Q: In another part of the world, recently Taiwan and China have opened up talks and the Taiwanese government visited China. What does this signal about China's changing place in the world and where does the United States fit in as Taiwan's protector?
Christopher: That situation is sort of fragile and changing, almost daily. A few months ago we were all very concerned when China issued quite a bellicose statement about Taiwan and people criticized China for doing so. Most recently they invited the head of the opposition party in Taiwan, who got almost half of the votes in the last election, to come to China and talk about getting along. Now they have apparently set some conditions, maybe they are too harsh conditions, but conditions for the government of Taiwan to come and talk with China.
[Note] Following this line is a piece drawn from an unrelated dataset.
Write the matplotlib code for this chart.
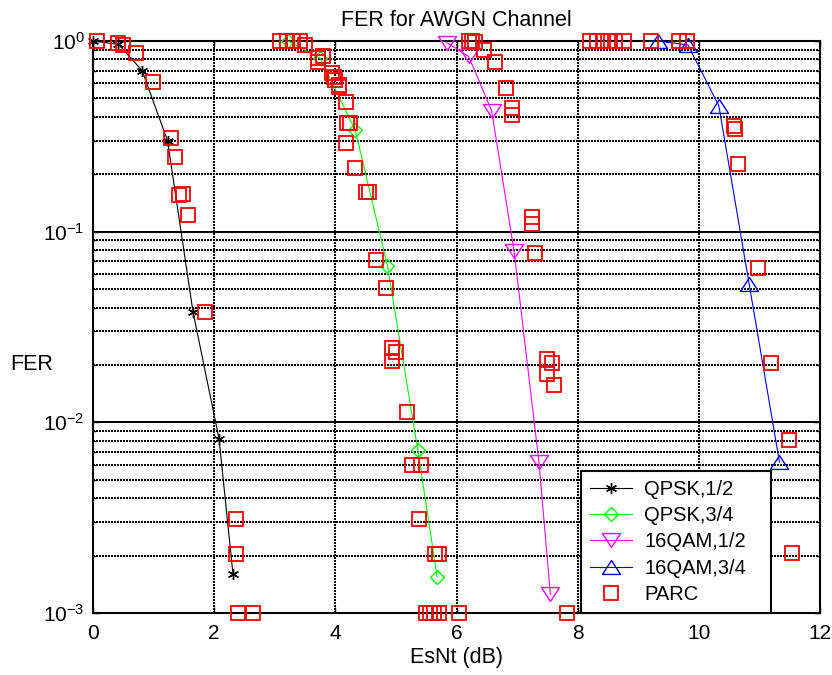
import matplotlib
matplotlib.use("Agg")
import matplotlib.pyplot as plt
from matplotlib.ticker import FixedLocator, FixedFormatter, LogLocator, NullFormatter

plt.rcParams['font.family'] = ['Liberation Sans', 'DejaVu Sans']
plt.rcParams['mathtext.fontset'] = 'custom'
plt.rcParams['mathtext.rm'] = 'Liberation Sans'
plt.rcParams['mathtext.it'] = 'Liberation Sans:italic'
plt.rcParams['mathtext.bf'] = 'Liberation Sans:bold'

# ---------------- data ----------------
qpsk12_x = [0.0, 0.42, 0.81, 1.23, 1.65, 2.08, 2.31]
qpsk12_y = [1.0, 0.96, 0.70, 0.30, 0.038, 0.0082, 0.0016]

qpsk34_x = [3.22, 3.75, 4.33, 4.86, 5.36, 5.68]
qpsk34_y = [1.0, 0.81, 0.34, 0.066, 0.0072, 0.00155]

qam12_x = [5.84, 6.20, 6.58, 6.95, 7.36, 7.55]
qam12_y = [0.98, 0.83, 0.43, 0.079, 0.0062, 0.00125]

qam34_x = [9.32, 9.82, 10.33, 10.83, 11.33]
qam34_y = [1.0, 0.953, 0.457, 0.0532, 0.0062]

parc_x = [
    0.06, 0.42, 0.50, 0.71, 0.99, 1.28, 1.36, 1.42, 1.48, 1.57, 1.85,
    2.36, 2.36, 2.39, 2.64,
    3.08, 3.20, 3.30, 3.42, 3.50, 3.72, 3.80, 3.72, 3.95, 3.97, 4.00, 4.06, 4.06,
    4.17, 4.20, 4.25, 4.17, 4.33, 4.50, 4.56, 4.67, 4.83, 4.94, 5.00, 4.94,
    5.18, 5.26, 5.42, 5.38, 5.64, 5.71, 5.49, 5.56, 5.63, 5.71, 6.04, 7.83,
    6.20, 6.25, 6.30, 6.45, 6.64, 6.81, 6.92, 6.92, 7.25, 7.25, 7.29,
    7.50, 7.58, 7.50, 7.61,
    8.21, 8.32, 8.42, 8.50, 8.62, 8.77, 9.21, 9.68, 9.81,
    10.58, 10.60, 10.64, 10.98, 11.19, 11.48, 11.53,
]
parc_y = [
    1.0, 0.97, 0.95, 0.86, 0.61, 0.31, 0.245, 0.155, 0.158, 0.122, 0.0377,
    0.0031, 0.00205, 0.001, 0.001,
    1.0, 1.0, 1.0, 1.0, 0.95, 0.81, 0.83, 0.78, 0.68, 0.65, 0.625, 0.59, 0.576,
    0.48, 0.37, 0.37, 0.29, 0.215, 0.162, 0.162, 0.071, 0.0506, 0.0245, 0.0235, 0.0209,
    0.0113, 0.006, 0.006, 0.0031, 0.00205, 0.00205, 0.001, 0.001, 0.001, 0.001, 0.001, 0.001,
    1.0, 1.0, 0.99, 0.90, 0.78, 0.565, 0.444, 0.41, 0.12, 0.11, 0.0777,
    0.0214, 0.0205, 0.018, 0.0156,
    1.0, 1.0, 1.0, 1.0, 1.0, 1.0, 1.0, 1.0, 1.0,
    0.356, 0.345, 0.227, 0.0648, 0.0205, 0.0081, 0.00206,
]

series_labels = ['QPSK,1/2', 'QPSK,3/4', '16QAM,1/2', '16QAM,3/4', 'PARC']
x_ticks = [0, 2, 4, 6, 8, 10, 12]
y_ticks = [1e-3, 1e-2, 1e-1, 1e0]
y_ticklabels = [r'$\mathregular{10^{-3}}$', r'$\mathregular{10^{-2}}$',
                r'$\mathregular{10^{-1}}$', r'$\mathregular{10^{0}}$']

# ---------------- figure ----------------
fig = plt.figure(figsize=(8.32, 6.75), dpi=100)
ax = fig.add_axes([0.1118, 0.0919, 0.8738, 0.8474])
ax.set_yscale('log')
ax.set_xlim(0, 12)
ax.set_ylim(1e-3, 1)

tri_down = [(-0.65, 0.5), (0.65, 0.5), (0.0, -0.5), (-0.65, 0.5)]
tri_up = [(-0.65, -0.5), (0.65, -0.5), (0.0, 0.5), (-0.65, -0.5)]

lw = 0.8
ax.plot(qpsk12_x, qpsk12_y, color='black', lw=lw, marker=(6, 2, 0), ms=8,
        mew=1.0, label=series_labels[0], clip_on=False, zorder=3)
ax.plot(qpsk34_x, qpsk34_y, color='#00ff00', lw=lw, marker='D', ms=7.5,
        mfc='none', mew=1.0, label=series_labels[1], clip_on=False, zorder=3)
ax.plot(qam12_x, qam12_y, color='#ff00ff', lw=lw, marker=tri_down, ms=13,
        mfc='none', mew=1.0, label=series_labels[2], clip_on=False, zorder=3)
ax.plot(qam34_x, qam34_y, color='#0000ff', lw=lw, marker=tri_up, ms=13,
        mfc='none', mew=1.0, label=series_labels[3], clip_on=False, zorder=3)
ax.plot(parc_x, parc_y, linestyle='none', marker='s', ms=10.5, mfc='none',
        mec='#ff0000', mew=1.3, label=series_labels[4], clip_on=False, zorder=3)

# ticks
ax.xaxis.set_major_locator(FixedLocator(x_ticks))
ax.yaxis.set_major_locator(FixedLocator(y_ticks))
ax.yaxis.set_major_formatter(FixedFormatter(y_ticklabels))
ax.yaxis.set_minor_locator(LogLocator(base=10, subs=[2, 3, 4, 5, 6, 7, 8, 9]))
ax.yaxis.set_minor_formatter(NullFormatter())
ax.tick_params(which='both', direction='in', top=True, right=True,
               labelsize=15, width=1.0, color='black')
ax.tick_params(which='major', length=4)
ax.tick_params(which='minor', length=2.5)
ax.tick_params(axis='x', pad=8)
ax.tick_params(axis='y', pad=6)

# grid
ax.set_axisbelow(True)
dot = (0, (1, 1))
ax.grid(True, axis='x', which='major', color='black', linestyle=dot, lw=1.44,
        antialiased=False)
ax.grid(True, axis='y', which='major', color='black', linestyle='-', lw=1.44,
        antialiased=False)
ax.grid(True, axis='y', which='minor', color='black', linestyle=dot, lw=1.44,
        antialiased=False)

for s in ax.spines.values():
    s.set_linewidth(1.5)
    s.set_color('black')

ax.set_title('FER for AWGN Channel', fontsize=15.5, pad=11)
ax.set_xlabel('EsNt (dB)', fontsize=15.5, labelpad=3)
ax.set_ylabel('FER', fontsize=15.5, rotation=0, ha='center', va='center')
ax.yaxis.set_label_coords(-0.084, 0.435)

leg = ax.legend(loc='lower left', bbox_to_anchor=(0.671, 0.0, 0.262, 0.249),
                mode='expand', borderaxespad=0, fontsize=14.5, labelspacing=0.36,
                handlelength=2.1, handletextpad=0.6, borderpad=0.45,
                fancybox=False, framealpha=1, edgecolor='black')
leg.get_frame().set_linewidth(1.5)
leg.set_zorder(5)

fig.savefig('out.png', dpi=100)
My own feeling in the longer term is that if the situation can stay stable for a few more years that the commercial realities will bring them together. Commercial aircraft are now flying from Taiwan to China. The investments by Taiwanese in China are just enormous, the largest investments made in all of China. So there are things pulling those two countries together. United States policy ought to be, as it has been in the past, to try to make sure that those two countries avoid an armed clash, to try to sit on both sides of the fence if we can to avoid a clash. I think our policy of studied ambiguity, that is, to not say what we would do if there was a clash, is probably a wise policy. It is a very narrow line to walk, and the United States has walked it well up to this point. It encourages both sides to seek a peaceful solution. Events in the last week or so are encouraging in that China is willing to take a more open stance with respect to Taiwan, and Taiwan, with the visit of the opposition party and perhaps even the majority party in Taiwan, seems more willing to explore those possibilities.